>> Begin Material provided
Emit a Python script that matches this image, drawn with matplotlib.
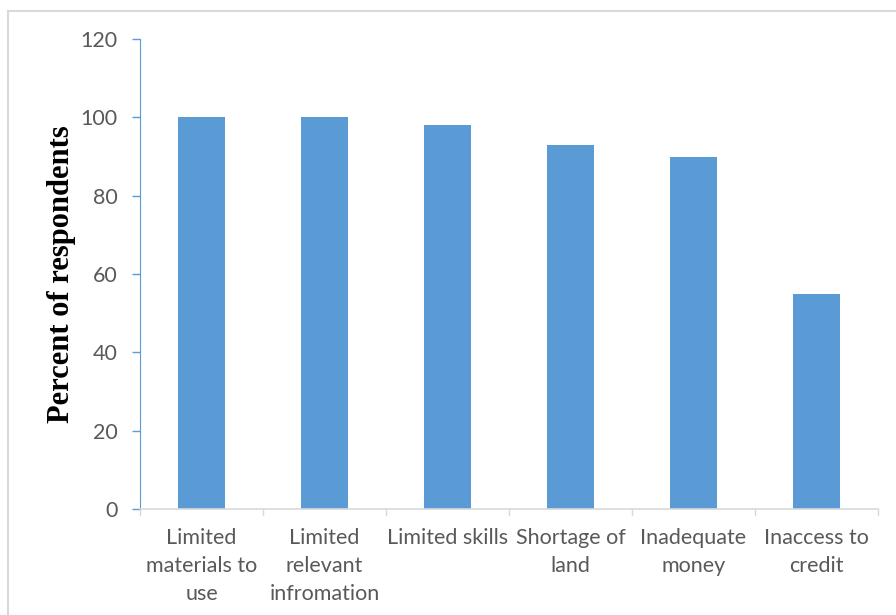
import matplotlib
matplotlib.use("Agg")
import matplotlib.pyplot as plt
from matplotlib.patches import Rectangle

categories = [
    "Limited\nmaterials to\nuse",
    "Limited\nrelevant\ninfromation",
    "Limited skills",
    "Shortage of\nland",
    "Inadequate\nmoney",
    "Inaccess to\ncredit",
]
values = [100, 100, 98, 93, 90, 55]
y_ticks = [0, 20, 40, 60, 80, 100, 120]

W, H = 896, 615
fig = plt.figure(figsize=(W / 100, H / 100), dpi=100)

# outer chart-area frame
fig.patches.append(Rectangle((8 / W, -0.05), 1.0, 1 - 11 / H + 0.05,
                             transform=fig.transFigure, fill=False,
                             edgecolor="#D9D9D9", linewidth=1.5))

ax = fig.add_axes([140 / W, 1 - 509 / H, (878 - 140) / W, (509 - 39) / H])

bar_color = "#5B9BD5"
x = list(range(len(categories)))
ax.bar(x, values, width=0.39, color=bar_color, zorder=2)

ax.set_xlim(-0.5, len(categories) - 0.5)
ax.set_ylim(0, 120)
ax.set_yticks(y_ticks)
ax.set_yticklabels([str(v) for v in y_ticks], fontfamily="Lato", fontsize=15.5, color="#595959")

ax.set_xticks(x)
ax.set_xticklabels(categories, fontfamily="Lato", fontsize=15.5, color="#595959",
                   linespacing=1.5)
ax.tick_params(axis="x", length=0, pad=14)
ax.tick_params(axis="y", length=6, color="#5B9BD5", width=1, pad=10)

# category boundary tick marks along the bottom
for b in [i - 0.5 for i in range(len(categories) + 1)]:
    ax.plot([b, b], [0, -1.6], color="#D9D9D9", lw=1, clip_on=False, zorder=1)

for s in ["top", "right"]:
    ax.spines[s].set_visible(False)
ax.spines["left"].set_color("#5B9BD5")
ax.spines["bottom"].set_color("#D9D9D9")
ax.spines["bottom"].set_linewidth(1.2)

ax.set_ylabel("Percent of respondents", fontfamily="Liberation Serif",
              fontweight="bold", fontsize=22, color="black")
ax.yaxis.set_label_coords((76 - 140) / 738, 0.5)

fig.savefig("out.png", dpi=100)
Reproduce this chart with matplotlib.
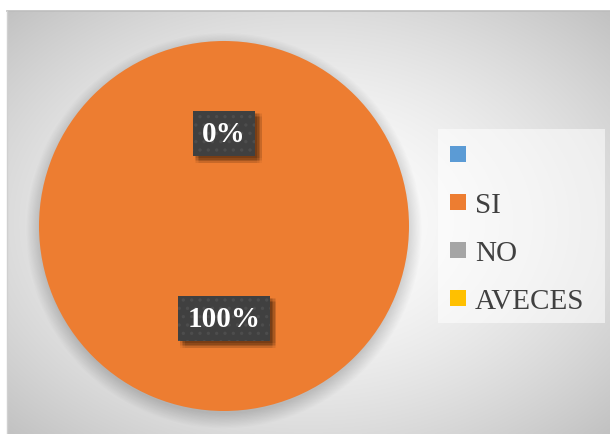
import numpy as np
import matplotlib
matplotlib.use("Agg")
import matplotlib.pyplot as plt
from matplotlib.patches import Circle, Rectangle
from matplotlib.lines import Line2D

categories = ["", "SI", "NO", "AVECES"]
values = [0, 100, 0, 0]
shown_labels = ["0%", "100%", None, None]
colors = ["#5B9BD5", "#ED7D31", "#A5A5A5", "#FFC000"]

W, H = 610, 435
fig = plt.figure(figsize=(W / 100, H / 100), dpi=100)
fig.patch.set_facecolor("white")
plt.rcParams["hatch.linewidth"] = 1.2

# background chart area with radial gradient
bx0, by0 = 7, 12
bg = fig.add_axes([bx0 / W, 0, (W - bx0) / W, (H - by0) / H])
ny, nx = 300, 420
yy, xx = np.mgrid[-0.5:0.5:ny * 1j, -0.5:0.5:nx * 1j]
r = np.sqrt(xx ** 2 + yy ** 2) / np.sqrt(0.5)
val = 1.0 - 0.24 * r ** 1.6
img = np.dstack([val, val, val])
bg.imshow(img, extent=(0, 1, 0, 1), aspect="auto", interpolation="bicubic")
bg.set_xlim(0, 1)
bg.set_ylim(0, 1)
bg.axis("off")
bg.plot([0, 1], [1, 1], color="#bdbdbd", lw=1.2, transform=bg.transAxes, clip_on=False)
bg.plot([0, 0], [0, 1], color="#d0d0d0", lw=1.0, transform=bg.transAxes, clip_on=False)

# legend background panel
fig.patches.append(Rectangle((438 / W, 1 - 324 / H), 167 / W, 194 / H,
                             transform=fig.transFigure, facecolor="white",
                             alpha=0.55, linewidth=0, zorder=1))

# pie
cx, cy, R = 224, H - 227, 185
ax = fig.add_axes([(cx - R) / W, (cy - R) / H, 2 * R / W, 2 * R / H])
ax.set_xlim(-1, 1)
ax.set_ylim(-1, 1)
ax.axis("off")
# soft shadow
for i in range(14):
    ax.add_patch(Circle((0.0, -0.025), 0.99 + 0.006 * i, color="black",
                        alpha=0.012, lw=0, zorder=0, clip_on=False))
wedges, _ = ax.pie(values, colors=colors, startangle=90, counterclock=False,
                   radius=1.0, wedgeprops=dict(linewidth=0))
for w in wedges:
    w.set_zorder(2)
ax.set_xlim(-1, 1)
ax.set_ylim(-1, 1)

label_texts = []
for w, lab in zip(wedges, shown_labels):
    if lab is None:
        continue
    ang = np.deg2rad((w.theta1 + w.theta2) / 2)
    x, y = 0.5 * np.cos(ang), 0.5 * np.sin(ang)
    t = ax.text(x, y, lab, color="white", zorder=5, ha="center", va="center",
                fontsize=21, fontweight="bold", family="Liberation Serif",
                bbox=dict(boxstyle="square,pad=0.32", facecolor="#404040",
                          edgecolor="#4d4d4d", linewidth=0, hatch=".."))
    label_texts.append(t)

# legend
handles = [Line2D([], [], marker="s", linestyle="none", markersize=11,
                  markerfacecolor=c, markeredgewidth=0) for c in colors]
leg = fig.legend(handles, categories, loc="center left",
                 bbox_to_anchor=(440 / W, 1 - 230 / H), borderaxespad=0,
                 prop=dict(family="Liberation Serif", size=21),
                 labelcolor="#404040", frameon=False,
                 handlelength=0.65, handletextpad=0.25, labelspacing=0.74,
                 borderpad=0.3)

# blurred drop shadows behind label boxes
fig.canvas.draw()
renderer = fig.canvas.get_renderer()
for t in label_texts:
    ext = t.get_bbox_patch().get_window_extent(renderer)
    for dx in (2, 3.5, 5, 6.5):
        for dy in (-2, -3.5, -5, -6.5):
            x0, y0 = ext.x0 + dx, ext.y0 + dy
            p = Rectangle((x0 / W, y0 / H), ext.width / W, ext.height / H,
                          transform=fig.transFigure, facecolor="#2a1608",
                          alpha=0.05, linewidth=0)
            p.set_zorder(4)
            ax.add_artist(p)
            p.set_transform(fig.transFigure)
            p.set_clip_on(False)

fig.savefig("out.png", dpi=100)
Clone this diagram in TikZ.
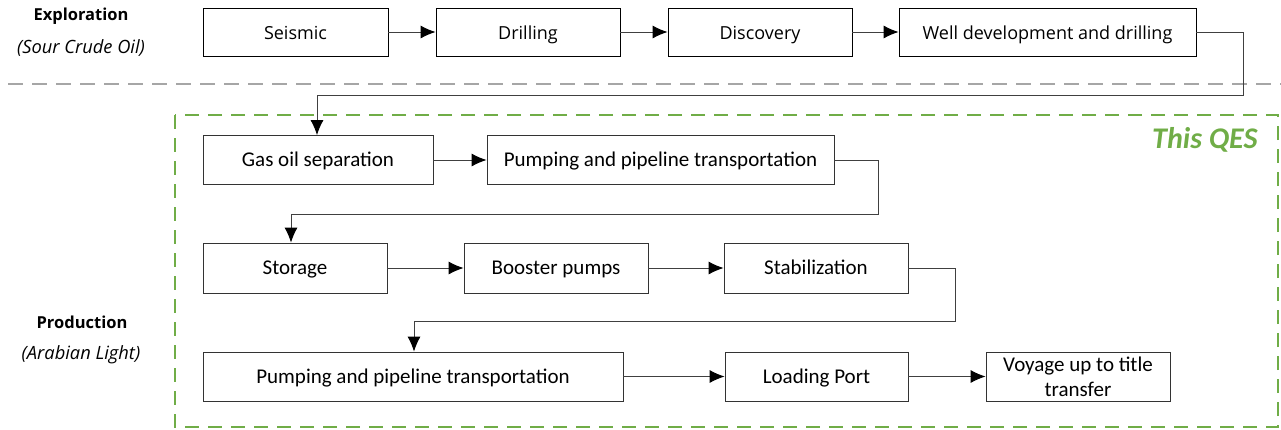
>> End Material provided
▶ Your instructions
Above are records to transcribe exactly; leave their pictures out.

▶ Answer to the problem
Emit a Python script that matches this image, drawn with matplotlib.
import matplotlib
matplotlib.use("Agg")
import matplotlib.pyplot as plt
from matplotlib.patches import Rectangle

categories = [
    "Limited\nmaterials to\nuse",
    "Limited\nrelevant\ninfromation",
    "Limited skills",
    "Shortage of\nland",
    "Inadequate\nmoney",
    "Inaccess to\ncredit",
]
values = [100, 100, 98, 93, 90, 55]
y_ticks = [0, 20, 40, 60, 80, 100, 120]

W, H = 896, 615
fig = plt.figure(figsize=(W / 100, H / 100), dpi=100)

# outer chart-area frame
fig.patches.append(Rectangle((8 / W, -0.05), 1.0, 1 - 11 / H + 0.05,
                             transform=fig.transFigure, fill=False,
                             edgecolor="#D9D9D9", linewidth=1.5))

ax = fig.add_axes([140 / W, 1 - 509 / H, (878 - 140) / W, (509 - 39) / H])

bar_color = "#5B9BD5"
x = list(range(len(categories)))
ax.bar(x, values, width=0.39, color=bar_color, zorder=2)

ax.set_xlim(-0.5, len(categories) - 0.5)
ax.set_ylim(0, 120)
ax.set_yticks(y_ticks)
ax.set_yticklabels([str(v) for v in y_ticks], fontfamily="Lato", fontsize=15.5, color="#595959")

ax.set_xticks(x)
ax.set_xticklabels(categories, fontfamily="Lato", fontsize=15.5, color="#595959",
                   linespacing=1.5)
ax.tick_params(axis="x", length=0, pad=14)
ax.tick_params(axis="y", length=6, color="#5B9BD5", width=1, pad=10)

# category boundary tick marks along the bottom
for b in [i - 0.5 for i in range(len(categories) + 1)]:
    ax.plot([b, b], [0, -1.6], color="#D9D9D9", lw=1, clip_on=False, zorder=1)

for s in ["top", "right"]:
    ax.spines[s].set_visible(False)
ax.spines["left"].set_color("#5B9BD5")
ax.spines["bottom"].set_color("#D9D9D9")
ax.spines["bottom"].set_linewidth(1.2)

ax.set_ylabel("Percent of respondents", fontfamily="Liberation Serif",
              fontweight="bold", fontsize=22, color="black")
ax.yaxis.set_label_coords((76 - 140) / 738, 0.5)

fig.savefig("out.png", dpi=100)
Reproduce this chart with matplotlib.
import numpy as np
import matplotlib
matplotlib.use("Agg")
import matplotlib.pyplot as plt
from matplotlib.patches import Circle, Rectangle
from matplotlib.lines import Line2D

categories = ["", "SI", "NO", "AVECES"]
values = [0, 100, 0, 0]
shown_labels = ["0%", "100%", None, None]
colors = ["#5B9BD5", "#ED7D31", "#A5A5A5", "#FFC000"]

W, H = 610, 435
fig = plt.figure(figsize=(W / 100, H / 100), dpi=100)
fig.patch.set_facecolor("white")
plt.rcParams["hatch.linewidth"] = 1.2

# background chart area with radial gradient
bx0, by0 = 7, 12
bg = fig.add_axes([bx0 / W, 0, (W - bx0) / W, (H - by0) / H])
ny, nx = 300, 420
yy, xx = np.mgrid[-0.5:0.5:ny * 1j, -0.5:0.5:nx * 1j]
r = np.sqrt(xx ** 2 + yy ** 2) / np.sqrt(0.5)
val = 1.0 - 0.24 * r ** 1.6
img = np.dstack([val, val, val])
bg.imshow(img, extent=(0, 1, 0, 1), aspect="auto", interpolation="bicubic")
bg.set_xlim(0, 1)
bg.set_ylim(0, 1)
bg.axis("off")
bg.plot([0, 1], [1, 1], color="#bdbdbd", lw=1.2, transform=bg.transAxes, clip_on=False)
bg.plot([0, 0], [0, 1], color="#d0d0d0", lw=1.0, transform=bg.transAxes, clip_on=False)

# legend background panel
fig.patches.append(Rectangle((438 / W, 1 - 324 / H), 167 / W, 194 / H,
                             transform=fig.transFigure, facecolor="white",
                             alpha=0.55, linewidth=0, zorder=1))

# pie
cx, cy, R = 224, H - 227, 185
ax = fig.add_axes([(cx - R) / W, (cy - R) / H, 2 * R / W, 2 * R / H])
ax.set_xlim(-1, 1)
ax.set_ylim(-1, 1)
ax.axis("off")
# soft shadow
for i in range(14):
    ax.add_patch(Circle((0.0, -0.025), 0.99 + 0.006 * i, color="black",
                        alpha=0.012, lw=0, zorder=0, clip_on=False))
wedges, _ = ax.pie(values, colors=colors, startangle=90, counterclock=False,
                   radius=1.0, wedgeprops=dict(linewidth=0))
for w in wedges:
    w.set_zorder(2)
ax.set_xlim(-1, 1)
ax.set_ylim(-1, 1)

label_texts = []
for w, lab in zip(wedges, shown_labels):
    if lab is None:
        continue
    ang = np.deg2rad((w.theta1 + w.theta2) / 2)
    x, y = 0.5 * np.cos(ang), 0.5 * np.sin(ang)
    t = ax.text(x, y, lab, color="white", zorder=5, ha="center", va="center",
                fontsize=21, fontweight="bold", family="Liberation Serif",
                bbox=dict(boxstyle="square,pad=0.32", facecolor="#404040",
                          edgecolor="#4d4d4d", linewidth=0, hatch=".."))
    label_texts.append(t)

# legend
handles = [Line2D([], [], marker="s", linestyle="none", markersize=11,
                  markerfacecolor=c, markeredgewidth=0) for c in colors]
leg = fig.legend(handles, categories, loc="center left",
                 bbox_to_anchor=(440 / W, 1 - 230 / H), borderaxespad=0,
                 prop=dict(family="Liberation Serif", size=21),
                 labelcolor="#404040", frameon=False,
                 handlelength=0.65, handletextpad=0.25, labelspacing=0.74,
                 borderpad=0.3)

# blurred drop shadows behind label boxes
fig.canvas.draw()
renderer = fig.canvas.get_renderer()
for t in label_texts:
    ext = t.get_bbox_patch().get_window_extent(renderer)
    for dx in (2, 3.5, 5, 6.5):
        for dy in (-2, -3.5, -5, -6.5):
            x0, y0 = ext.x0 + dx, ext.y0 + dy
            p = Rectangle((x0 / W, y0 / H), ext.width / W, ext.height / H,
                          transform=fig.transFigure, facecolor="#2a1608",
                          alpha=0.05, linewidth=0)
            p.set_zorder(4)
            ax.add_artist(p)
            p.set_transform(fig.transFigure)
            p.set_clip_on(False)

fig.savefig("out.png", dpi=100)
Clone this diagram in TikZ.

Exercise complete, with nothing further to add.